I'll pass. I've never played a Telltale game that wasn't a ugly, boring, cookie cutter, unoriginal glitchy mess and I'm not giving them any more chances. I love adventure games just as much as the next guy. Telltale just doesn't make quality adventure games.
I looked up the lead designer (Jake Rodkin) and he seems to have a good track record. He was a designer for Tales of Monkey Island and worked on the Sam & Max games. I'll keep an open eye. Plus, only $5 per chapter. Pretty cheap.
BTW, gameplay starts at 7:00 min in.
You must be looking at a totally different video than me. I don't see any glitchy animations or graphics that look straight out of the 90's. Looks rather crisp to me!

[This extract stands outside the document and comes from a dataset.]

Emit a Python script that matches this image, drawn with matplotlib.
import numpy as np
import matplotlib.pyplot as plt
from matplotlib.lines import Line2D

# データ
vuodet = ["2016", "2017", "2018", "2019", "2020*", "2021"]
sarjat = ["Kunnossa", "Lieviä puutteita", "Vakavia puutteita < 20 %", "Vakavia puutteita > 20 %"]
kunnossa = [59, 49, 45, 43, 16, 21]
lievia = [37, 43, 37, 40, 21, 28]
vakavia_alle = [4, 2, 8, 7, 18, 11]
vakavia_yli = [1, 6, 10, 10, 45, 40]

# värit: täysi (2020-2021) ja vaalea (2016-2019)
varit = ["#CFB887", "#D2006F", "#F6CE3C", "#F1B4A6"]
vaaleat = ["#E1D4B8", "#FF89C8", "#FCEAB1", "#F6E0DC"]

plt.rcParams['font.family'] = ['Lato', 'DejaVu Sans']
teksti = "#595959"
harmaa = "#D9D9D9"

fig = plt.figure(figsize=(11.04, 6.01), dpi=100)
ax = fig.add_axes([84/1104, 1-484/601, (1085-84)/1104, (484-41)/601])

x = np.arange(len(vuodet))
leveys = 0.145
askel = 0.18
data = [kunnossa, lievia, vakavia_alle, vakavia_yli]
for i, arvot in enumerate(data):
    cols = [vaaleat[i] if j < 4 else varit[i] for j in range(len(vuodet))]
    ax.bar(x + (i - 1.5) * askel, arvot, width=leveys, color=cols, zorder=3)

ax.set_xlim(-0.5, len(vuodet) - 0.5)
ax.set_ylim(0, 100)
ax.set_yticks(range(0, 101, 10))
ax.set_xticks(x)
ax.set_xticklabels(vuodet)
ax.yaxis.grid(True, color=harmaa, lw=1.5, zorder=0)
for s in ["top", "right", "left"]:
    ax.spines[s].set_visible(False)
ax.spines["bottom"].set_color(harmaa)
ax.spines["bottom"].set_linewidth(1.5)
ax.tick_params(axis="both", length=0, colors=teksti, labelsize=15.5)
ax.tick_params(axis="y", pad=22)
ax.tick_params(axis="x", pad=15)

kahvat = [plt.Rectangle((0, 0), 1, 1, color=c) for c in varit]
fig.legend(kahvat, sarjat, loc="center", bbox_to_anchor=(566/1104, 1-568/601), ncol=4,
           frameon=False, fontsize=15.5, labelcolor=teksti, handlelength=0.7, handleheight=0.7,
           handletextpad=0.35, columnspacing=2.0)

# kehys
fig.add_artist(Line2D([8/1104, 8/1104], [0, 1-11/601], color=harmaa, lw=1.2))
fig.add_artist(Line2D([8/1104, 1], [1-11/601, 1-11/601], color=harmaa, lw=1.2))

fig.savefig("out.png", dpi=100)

I see some solid animation clearly utilizing all of the fundamentals of animation. Lots of exagerrated overlap and follow-through happening here to accentuate the cartoony style. Alongside a graphical style ripped straight out of the comics, this game is true to it's source material.
Just from watching that video, I already saw some interesting puzzle choices, like swapping the batteries contacts around. That's a completely logical puzzle, totally grounded in reality. I do this all the time with TV remotes. I'm excited about an adventure game that has puzzles I can solve with a "real world" logical approach.

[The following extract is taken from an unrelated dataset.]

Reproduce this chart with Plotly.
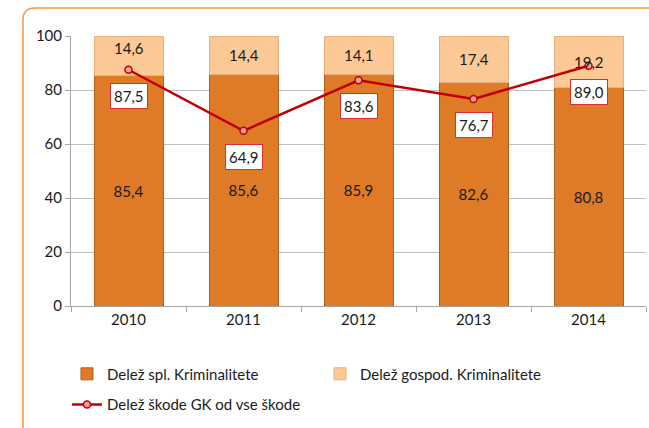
import plotly.graph_objects as go

years = ["2010", "2011", "2012", "2013", "2014"]
spl = [85.4, 85.6, 85.9, 82.6, 80.8]
gospod = [14.6, 14.4, 14.1, 17.4, 19.2]
skoda = [87.5, 64.9, 83.6, 76.7, 89.0]

def fmt(v):
    return f"{v:.1f}".replace(".", ",")

FONT = "Lato, 'Open Sans', sans-serif"
TXT = "#1a1a1a"

fig = go.Figure()
fig.add_trace(go.Bar(
    x=years, y=spl, name="Delež spl. Kriminalitete",
    marker=dict(color="#DF7A27", line=dict(color="#B05E1C", width=1)),
    text=[fmt(v) for v in spl], textposition="inside", insidetextanchor="middle",
    textfont=dict(family=FONT, size=15, color=TXT), width=0.6, legend="legend",
))
fig.add_trace(go.Bar(
    x=years, y=gospod, name="Delež gospod. Kriminalitete",
    marker=dict(color="#FCC896", line=dict(color="#E8B07E", width=1)),
    width=0.6, legend="legend",
))
fig.add_trace(go.Scatter(
    x=years, y=skoda, name="Delež škode GK od vse škode", mode="lines+markers",
    line=dict(color="#C00000", width=2.5),
    marker=dict(size=7, color="#F0A39B", line=dict(color="#C00000", width=1.5)),
    legend="legend2",
))

# labels of the light segments (first one nudged up as in the source chart)
for i, (s, g) in enumerate(zip(spl, gospod)):
    fig.add_annotation(
        x=i, y=s + g / 2, xref="x", yref="y", text=fmt(g), showarrow=False,
        yshift=8 if i == 0 else 0,
        font=dict(family=FONT, size=15, color=TXT),
    )

for i, v in enumerate(skoda):
    fig.add_annotation(
        x=i, y=v, xref="x", yref="y", text=fmt(v), showarrow=False, yshift=-26,
        bgcolor="white", bordercolor="#D83030", borderwidth=1, borderpad=3,
        font=dict(family=FONT, size=15, color=TXT),
    )

# decorative rounded frame (top-left corner visible)
x0, y0 = -0.0835, 1.1037
rx, ry = 0.021, 0.0444
fig.add_shape(
    type="path", xref="paper", yref="paper",
    path=f"M {x0},-0.6 L {x0},{y0-ry} Q {x0},{y0} {x0+rx},{y0} L 1.1,{y0}",
    line=dict(color="#F79646", width=1.5),
)

fig.update_layout(
    width=649, height=428,
    margin=dict(l=71, r=3, t=36, b=122, autoexpand=False),
    barmode="stack", bargap=0.4,
    plot_bgcolor="white", paper_bgcolor="white",
    font=dict(family=FONT, size=15, color=TXT),
    showlegend=True,
    legend=dict(
        orientation="h", x=-0.007, y=-0.191, xanchor="left", yanchor="top",
        entrywidth=208, entrywidthmode="pixels", traceorder="normal",
        font=dict(family=FONT, size=15, color=TXT), itemwidth=30,
    ),
    legend2=dict(
        orientation="h", x=-0.007, y=-0.305, xanchor="left", yanchor="top",
        font=dict(family=FONT, size=15, color=TXT), itemwidth=30,
    ),
)
fig.update_xaxes(
    type="category", range=[-0.5, 4.5], autorange=False,
    showgrid=False, showline=True, linecolor="#A6A6A6",
    ticks="outside", tickson="boundaries", ticklen=5, tickcolor="#A6A6A6",
    tickfont=dict(family=FONT, size=15, color=TXT), tickangle=0,
)
fig.update_yaxes(
    range=[0, 100], dtick=20, showgrid=True, gridcolor="#BFBFBF", gridwidth=1,
    showline=True, linecolor="#A6A6A6", ticks="outside", ticklen=5, tickcolor="#A6A6A6",
    tickfont=dict(family=FONT, size=15, color=TXT), zeroline=False,
)

fig.write_html("out.html", config={"displayModeBar": False},
               post_script="document.body.style.margin='0';")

This game is still a day one for me. It's a no brainer... hah!
Looking forward to this though, I really like Telltale's Adventure games. They're neat and set in the comics? Should be interesting.
/pre-ordered
Humanity is doomed.
Regarding the batteries, I'm reasonably tech-savvy, and have still been foiled by the whole "batteries not in the right way". When you have other stuff on your mind, you kinda forget the basics, like "ok it doesn't work... is it the batteries?".